Harcourt is the founding director of the Columbia Center for Contemporary Critical Thought, which brings contemporary theory to bear on current social problems and seeks to address them through practical engagement including litigation and public policy interventions. He is also the executive director of Columbia University’s Eric H. Holder Initiative for Civil and Political Rights, which sponsors courses, public events, student internships, and fellowships dedicated to strengthening the pillars of all communities—truth, justice, and law. 

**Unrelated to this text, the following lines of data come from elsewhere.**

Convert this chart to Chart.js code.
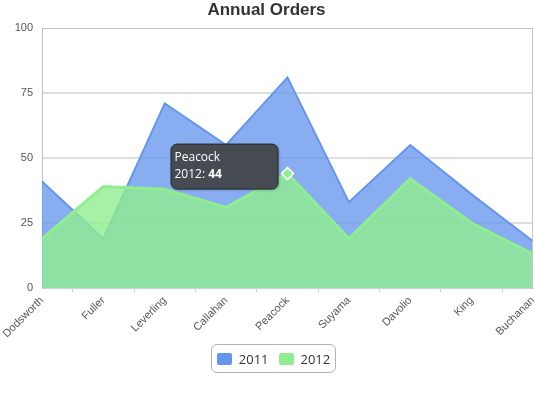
<!DOCTYPE html>
<html><head><meta charset="utf-8">
<script src="https://cdn.jsdelivr.net/npm/chart.js@4"></script>
<style>
html,body{margin:0;padding:0;background:#fff;}
#wrap{position:relative;width:534px;height:415px;}
canvas{display:block;}
#legend{position:absolute;left:211px;top:344px;width:123px;height:27px;border:1px solid #b4b4b4;border-radius:6px;
  display:flex;align-items:center;justify-content:center;font-family:'Open Sans',sans-serif;font-size:13px;color:#333;box-sizing:content-box;}
.item{display:flex;align-items:center;margin:0 5px;}
.sw{width:15px;height:12px;border-radius:2px;margin-right:7px;}
</style></head>
<body>
<div id="wrap"><canvas id="c" width="534" height="415"></canvas><div id="legend"></div></div>
<script>
const categories = ['Dodsworth','Fuller','Leverling','Callahan','Peacock','Suyama','Davolio','King','Buchanan'];
const seriesNames = ['2011','2012'];
const orders2011 = [41,19,71,55,81,33,55,36,18];
const orders2012 = [19,39,38,31,44,19,42,25,13];
const yTicks = [0,25,50,75,100];
const lineColors = ['#6495ED','#90EE90'];
const fillColors = ['rgba(100,149,237,0.77)','rgba(144,238,144,0.8)'];
const highlight = {series:1, index:4};

const legend = document.getElementById('legend');
seriesNames.forEach((n,i)=>{
  const it=document.createElement('div');it.className='item';
  const sw=document.createElement('div');sw.className='sw';sw.style.background=lineColors[i];
  const t=document.createElement('span');t.textContent=n;
  it.appendChild(sw);it.appendChild(t);legend.appendChild(it);
});

const borderPlugin = {
  id:'rightBorder',
  afterDatasetsDraw(chart){
    const a=chart.chartArea, ctx=chart.ctx;
    ctx.save();ctx.strokeStyle='#c4c4c4';ctx.lineWidth=1;
    ctx.beginPath();ctx.moveTo(Math.round(a.right)-0.5,a.top);ctx.lineTo(Math.round(a.right)-0.5,a.bottom);ctx.stroke();
    ctx.restore();
  }
};

const tipPlugin = {
  id:'staticTip',
  afterDraw(chart){
    const el = chart.getDatasetMeta(highlight.series).data[highlight.index];
    const ctx = chart.ctx;
    const w=107,h=45;
    const right = el.x-10, left = right-w, top = el.y-30;
    ctx.save();
    ctx.shadowColor='rgba(0,0,0,0.25)';ctx.shadowBlur=3;ctx.shadowOffsetX=1;ctx.shadowOffsetY=1;
    ctx.beginPath();ctx.roundRect(left+0.5,top+0.5,w,h,6);
    ctx.fillStyle='#464a51';ctx.fill();
    ctx.shadowColor='transparent';
    ctx.strokeStyle='#25272b';ctx.lineWidth=1;ctx.stroke();
    ctx.fillStyle='#fff';ctx.textBaseline='middle';ctx.textAlign='left';
    ctx.font='12px "Open Sans"';
    ctx.fillText(categories[highlight.index], left+4, top+13.5);
    const pre = seriesNames[highlight.series]+': ';
    ctx.fillText(pre, left+4, top+31);
    const pw = ctx.measureText(pre).width;
    ctx.font='bold 12px "Open Sans"';
    const ds = highlight.series===0?orders2011:orders2012;
    ctx.fillText(String(ds[highlight.index]), left+4+pw, top+31);
    ctx.restore();
  }
};

new Chart(document.getElementById('c'), {
  type:'line',
  data:{
    labels:categories,
    datasets:[
      {label:seriesNames[0],data:orders2011,borderColor:lineColors[0],backgroundColor:fillColors[0],borderWidth:2,fill:'origin',tension:0,pointRadius:0,order:1},
      {label:seriesNames[1],data:orders2012,borderColor:lineColors[1],backgroundColor:fillColors[1],borderWidth:3,fill:'origin',tension:0,order:0,
        pointStyle:'rectRot',pointRadius:c=>c.dataIndex===highlight.index?6:0,pointBackgroundColor:lineColors[1],pointBorderColor:'#fff',pointBorderWidth:1.5}
    ]
  },
  options:{
    responsive:false,animation:false,
    events:[],
    layout:{padding:{left:0,right:1,top:0,bottom:0}},
    plugins:{
      legend:{display:false},
      tooltip:{enabled:false},
      title:{display:true,text:'Annual Orders',color:'#333',font:{family:'Liberation Sans',size:17,weight:'bold',lineHeight:1.2},padding:{top:0,bottom:7.6}}
    },
    scales:{
      x:{
        type:'category',offset:false,
        grid:{offset:true,drawOnChartArea:false,tickLength:4,color:'#c8d0dc'},
        border:{color:'#c8d0dc'},
        ticks:{maxRotation:45,minRotation:45,autoSkip:false,color:'#555',font:{family:'Liberation Sans',size:11},padding:2},
        afterFit(s){s.height=127;s.paddingRight=0;s.paddingLeft=0;}
      },
      y:{
        min:0,max:100,
        afterBuildTicks(s){s.ticks=yTicks.map(v=>({value:v}));},
        grid:{drawTicks:false,color:c=>c.tick&&c.tick.value===100?'#c4c4c4':'#dedede',lineWidth:c=>c.tick&&c.tick.value===100?1:2},
        border:{color:'#c0c0c0'},
        ticks:{color:'#555',font:{family:'Liberation Sans',size:11},padding:9},
        afterFit(s){s.width=42;s.paddingTop=0;s.paddingBottom=0;}
      }
    }
  },
  plugins:[borderPlugin,tipPlugin]
});
</script>
</body></html>
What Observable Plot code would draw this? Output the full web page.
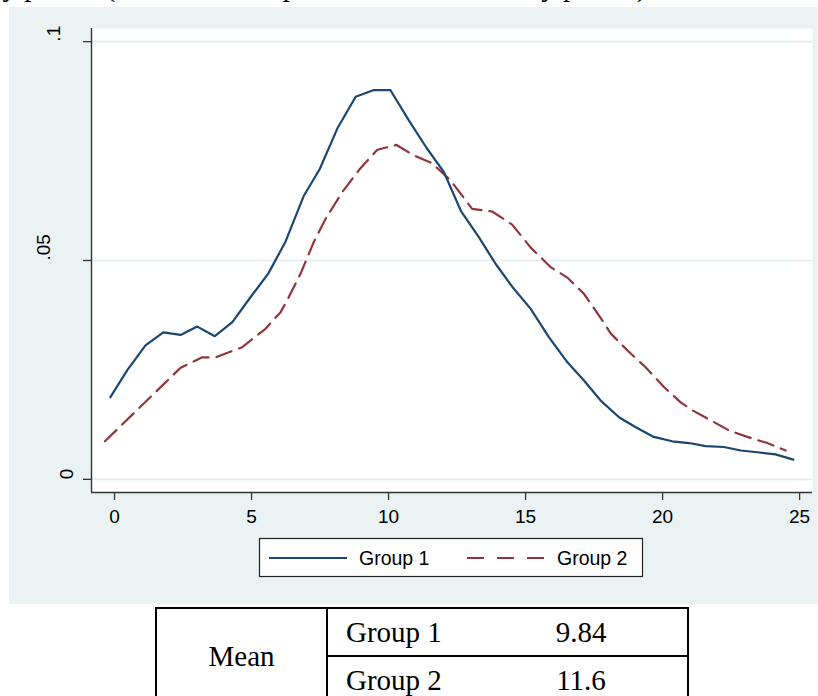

Harcourt served as a law clerk for Judge Charles S. Haight Jr. of the U.S. District Court for the Southern District of New York. He began his legal career representing death row inmates, working with Bryan Stevenson at what is now the Equal Justice Initiative, in Montgomery, Alabama. He continues to represent pro bono inmates sentenced to death and life imprisonment without parole. In 2019, Harcourt was awarded the New York City Bar Association Norman J. Redlich Capital Defense Distinguished Service Award for his work on behalf of individuals on death row.